Linux also provides the scripts/diffconfig utility, which can be used to compare different .config files. For example, you would see:

$ scripts/diffconfig .config.old .config
 BLK_DEV_LOOP m -> y
 LOCALVERSION "" -> "-cs4118"
 SYSTEM_TRUSTED_KEYS "debian/certs/debian-uefi-certs.pem" -> ""

Build and Install a New Kernel

Compiling a kernel takes a long time – it can take over an hour on a slow machine. You can speed up this process by running compile jobs in parallel – if your computer has multiple CPU cores, you should configure your VM to use them. Run make as a non-root user:

$ make -jN

where N is the number of parallel jobs you would like make to spawn. Use the number of CPUs for N. So for a 8-core (virtual) machine, you would run make -j8.

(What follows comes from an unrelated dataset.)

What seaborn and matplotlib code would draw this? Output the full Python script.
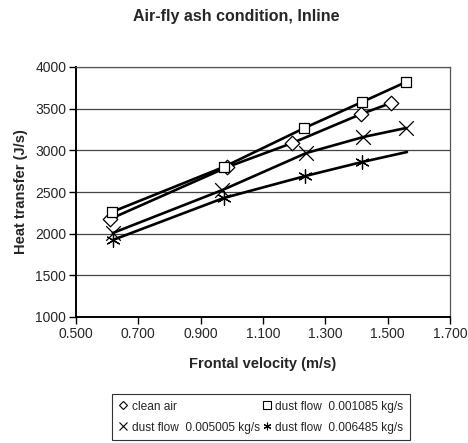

Then, install the kernel modules and the kernel itself:

# make modules_install
# make install

Verify that you have the following 3 files in /boot/:

vmlinuz-4.19.50-cs4118
initrd.img-4.19.50-cs4118
System.map-4.19.50-cs4118

Boot to the New Kernel

Reboot by running:

# reboot

Make sure to pick your custom kernel from the boot loader menu.

Now verify that you’re running your own custom kernel by running:

$ uname -a

Instead of 4.19.0-6-amd64, you should now see your kernel version string, 4.19.50-cs4118!